### Stated goal
Reproduce each line exactly.

________________________

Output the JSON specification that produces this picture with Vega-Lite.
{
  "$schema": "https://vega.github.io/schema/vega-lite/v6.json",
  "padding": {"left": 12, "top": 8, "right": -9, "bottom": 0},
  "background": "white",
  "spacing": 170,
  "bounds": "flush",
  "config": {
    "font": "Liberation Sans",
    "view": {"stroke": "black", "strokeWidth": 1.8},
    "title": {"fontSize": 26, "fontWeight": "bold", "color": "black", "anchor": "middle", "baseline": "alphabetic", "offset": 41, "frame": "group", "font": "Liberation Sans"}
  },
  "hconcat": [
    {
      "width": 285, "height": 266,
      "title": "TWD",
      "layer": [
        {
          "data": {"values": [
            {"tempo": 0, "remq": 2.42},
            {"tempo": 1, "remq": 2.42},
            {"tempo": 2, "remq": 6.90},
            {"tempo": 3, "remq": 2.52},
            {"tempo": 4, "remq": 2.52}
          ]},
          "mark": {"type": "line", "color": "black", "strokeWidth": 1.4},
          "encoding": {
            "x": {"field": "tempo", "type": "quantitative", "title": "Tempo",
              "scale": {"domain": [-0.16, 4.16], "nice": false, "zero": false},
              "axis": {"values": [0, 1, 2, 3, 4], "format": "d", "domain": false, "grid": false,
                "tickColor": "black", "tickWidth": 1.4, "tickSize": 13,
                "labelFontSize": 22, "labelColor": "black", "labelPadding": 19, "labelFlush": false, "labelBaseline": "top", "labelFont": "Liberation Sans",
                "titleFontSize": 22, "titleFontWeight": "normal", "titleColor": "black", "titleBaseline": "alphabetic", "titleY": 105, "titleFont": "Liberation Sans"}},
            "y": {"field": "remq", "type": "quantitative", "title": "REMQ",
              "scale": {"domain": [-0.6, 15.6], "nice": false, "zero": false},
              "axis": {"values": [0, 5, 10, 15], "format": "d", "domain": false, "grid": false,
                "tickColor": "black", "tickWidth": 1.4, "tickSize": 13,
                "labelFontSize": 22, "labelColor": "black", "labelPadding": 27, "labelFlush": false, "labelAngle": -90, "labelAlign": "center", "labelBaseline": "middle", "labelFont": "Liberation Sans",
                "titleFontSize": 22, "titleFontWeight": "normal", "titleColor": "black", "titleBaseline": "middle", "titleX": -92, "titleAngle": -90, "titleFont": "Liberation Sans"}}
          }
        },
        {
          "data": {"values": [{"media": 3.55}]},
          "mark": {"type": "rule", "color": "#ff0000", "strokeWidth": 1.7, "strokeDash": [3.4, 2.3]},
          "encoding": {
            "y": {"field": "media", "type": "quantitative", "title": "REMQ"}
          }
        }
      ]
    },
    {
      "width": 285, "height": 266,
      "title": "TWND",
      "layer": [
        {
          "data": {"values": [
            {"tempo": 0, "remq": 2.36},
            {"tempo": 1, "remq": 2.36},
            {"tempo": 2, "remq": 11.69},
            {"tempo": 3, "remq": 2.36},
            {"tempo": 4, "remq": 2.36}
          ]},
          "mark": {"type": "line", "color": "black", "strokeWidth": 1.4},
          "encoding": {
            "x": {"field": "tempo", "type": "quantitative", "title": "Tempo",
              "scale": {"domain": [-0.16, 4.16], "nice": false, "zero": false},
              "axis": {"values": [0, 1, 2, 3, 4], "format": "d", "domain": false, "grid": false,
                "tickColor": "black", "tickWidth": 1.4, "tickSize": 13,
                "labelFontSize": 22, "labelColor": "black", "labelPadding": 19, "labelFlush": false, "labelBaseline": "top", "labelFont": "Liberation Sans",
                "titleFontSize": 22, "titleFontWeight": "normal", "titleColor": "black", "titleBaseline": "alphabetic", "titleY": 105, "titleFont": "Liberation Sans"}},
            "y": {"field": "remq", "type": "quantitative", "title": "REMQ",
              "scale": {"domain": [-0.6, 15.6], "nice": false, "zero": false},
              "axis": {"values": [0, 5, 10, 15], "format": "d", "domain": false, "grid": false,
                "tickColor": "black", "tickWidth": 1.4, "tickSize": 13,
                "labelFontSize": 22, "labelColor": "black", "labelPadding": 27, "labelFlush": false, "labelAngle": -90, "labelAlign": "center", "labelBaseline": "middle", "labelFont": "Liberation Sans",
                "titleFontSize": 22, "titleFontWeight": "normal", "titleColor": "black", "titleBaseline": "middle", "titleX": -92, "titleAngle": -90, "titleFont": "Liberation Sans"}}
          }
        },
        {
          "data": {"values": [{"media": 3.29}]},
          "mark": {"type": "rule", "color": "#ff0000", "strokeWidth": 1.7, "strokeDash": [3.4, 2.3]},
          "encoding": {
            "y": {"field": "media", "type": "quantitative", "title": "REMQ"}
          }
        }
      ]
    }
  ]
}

________________________

### Worked answer
Output the JSON specification that produces this picture with Vega-Lite.
{
  "$schema": "https://vega.github.io/schema/vega-lite/v6.json",
  "padding": {"left": 12, "top": 8, "right": -9, "bottom": 0},
  "background": "white",
  "spacing": 170,
  "bounds": "flush",
  "config": {
    "font": "Liberation Sans",
    "view": {"stroke": "black", "strokeWidth": 1.8},
    "title": {"fontSize": 26, "fontWeight": "bold", "color": "black", "anchor": "middle", "baseline": "alphabetic", "offset": 41, "frame": "group", "font": "Liberation Sans"}
  },
  "hconcat": [
    {
      "width": 285, "height": 266,
      "title": "TWD",
      "layer": [
        {
          "data": {"values": [
            {"tempo": 0, "remq": 2.42},
            {"tempo": 1, "remq": 2.42},
            {"tempo": 2, "remq": 6.90},
            {"tempo": 3, "remq": 2.52},
            {"tempo": 4, "remq": 2.52}
          ]},
          "mark": {"type": "line", "color": "black", "strokeWidth": 1.4},
          "encoding": {
            "x": {"field": "tempo", "type": "quantitative", "title": "Tempo",
              "scale": {"domain": [-0.16, 4.16], "nice": false, "zero": false},
              "axis": {"values": [0, 1, 2, 3, 4], "format": "d", "domain": false, "grid": false,
                "tickColor": "black", "tickWidth": 1.4, "tickSize": 13,
                "labelFontSize": 22, "labelColor": "black", "labelPadding": 19, "labelFlush": false, "labelBaseline": "top", "labelFont": "Liberation Sans",
                "titleFontSize": 22, "titleFontWeight": "normal", "titleColor": "black", "titleBaseline": "alphabetic", "titleY": 105, "titleFont": "Liberation Sans"}},
            "y": {"field": "remq", "type": "quantitative", "title": "REMQ",
              "scale": {"domain": [-0.6, 15.6], "nice": false, "zero": false},
              "axis": {"values": [0, 5, 10, 15], "format": "d", "domain": false, "grid": false,
                "tickColor": "black", "tickWidth": 1.4, "tickSize": 13,
                "labelFontSize": 22, "labelColor": "black", "labelPadding": 27, "labelFlush": false, "labelAngle": -90, "labelAlign": "center", "labelBaseline": "middle", "labelFont": "Liberation Sans",
                "titleFontSize": 22, "titleFontWeight": "normal", "titleColor": "black", "titleBaseline": "middle", "titleX": -92, "titleAngle": -90, "titleFont": "Liberation Sans"}}
          }
        },
        {
          "data": {"values": [{"media": 3.55}]},
          "mark": {"type": "rule", "color": "#ff0000", "strokeWidth": 1.7, "strokeDash": [3.4, 2.3]},
          "encoding": {
            "y": {"field": "media", "type": "quantitative", "title": "REMQ"}
          }
        }
      ]
    },
    {
      "width": 285, "height": 266,
      "title": "TWND",
      "layer": [
        {
          "data": {"values": [
            {"tempo": 0, "remq": 2.36},
            {"tempo": 1, "remq": 2.36},
            {"tempo": 2, "remq": 11.69},
            {"tempo": 3, "remq": 2.36},
            {"tempo": 4, "remq": 2.36}
          ]},
          "mark": {"type": "line", "color": "black", "strokeWidth": 1.4},
          "encoding": {
            "x": {"field": "tempo", "type": "quantitative", "title": "Tempo",
              "scale": {"domain": [-0.16, 4.16], "nice": false, "zero": false},
              "axis": {"values": [0, 1, 2, 3, 4], "format": "d", "domain": false, "grid": false,
                "tickColor": "black", "tickWidth": 1.4, "tickSize": 13,
                "labelFontSize": 22, "labelColor": "black", "labelPadding": 19, "labelFlush": false, "labelBaseline": "top", "labelFont": "Liberation Sans",
                "titleFontSize": 22, "titleFontWeight": "normal", "titleColor": "black", "titleBaseline": "alphabetic", "titleY": 105, "titleFont": "Liberation Sans"}},
            "y": {"field": "remq", "type": "quantitative", "title": "REMQ",
              "scale": {"domain": [-0.6, 15.6], "nice": false, "zero": false},
              "axis": {"values": [0, 5, 10, 15], "format": "d", "domain": false, "grid": false,
                "tickColor": "black", "tickWidth": 1.4, "tickSize": 13,
                "labelFontSize": 22, "labelColor": "black", "labelPadding": 27, "labelFlush": false, "labelAngle": -90, "labelAlign": "center", "labelBaseline": "middle", "labelFont": "Liberation Sans",
                "titleFontSize": 22, "titleFontWeight": "normal", "titleColor": "black", "titleBaseline": "middle", "titleX": -92, "titleAngle": -90, "titleFont": "Liberation Sans"}}
          }
        },
        {
          "data": {"values": [{"media": 3.29}]},
          "mark": {"type": "rule", "color": "#ff0000", "strokeWidth": 1.7, "strokeDash": [3.4, 2.3]},
          "encoding": {
            "y": {"field": "media", "type": "quantitative", "title": "REMQ"}
          }
        }
      ]
    }
  ]
}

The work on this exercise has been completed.